Laureates of the Right Livelihood Award and members of the World Future Council from more than 30 countries hail Greenpeace protests against Gazprom’s Arctic oil drilling as a “service to humanity”


Today more than 75 laureates of the Right Livelihood Award – often called the “Alternative Nobel Prize“ – and members of the World Future Council called upon the Russian authorities to immediately release the 28 Greenpeace activists and two journalists arrested for their peaceful protest against oil drilling in the Arctic. The signatories from more than 30 countries “applaud the sober minded and non-violent protests against Gazprom’s oil drilling in the Arctic, which poses a dangerous threat to the fragile Arctic environment and the global climate”. The crew from the Greenpeace ship “Arctic sunrise” have been in jail in Russia for more than 50 days and are faced with allegations of piracy and hooliganism for their peaceful protest of the Prirazlomnaya oil platform belonging to the international oil and gas company Gazprom.

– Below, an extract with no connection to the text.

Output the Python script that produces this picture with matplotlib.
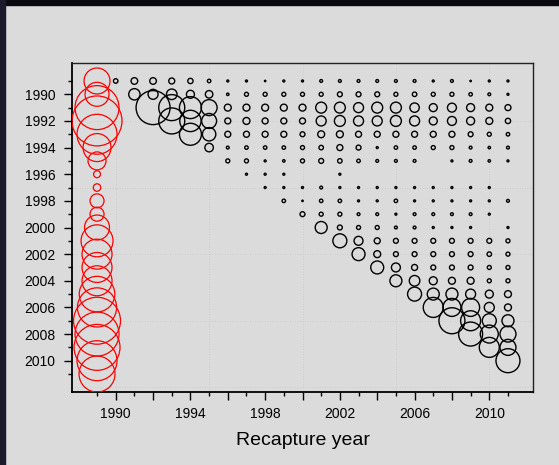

According to the statement the signatories “feel that the Greenpeace protest in the Arctic against oil drilling has drawn the world’s attention to one of the most controversial plans of Gazprom and other oil companies to consider the melting of the Arctic ice, a consequence of human induced climate change, as encouragement to extract more fossil resources.” All signatories regard the protests in the Arctic “as an exemplary act of civil disobedience” and welcome the “on-going protests in support of the Greenpeace activists and against Arctic drilling in thousands of cities around the world.”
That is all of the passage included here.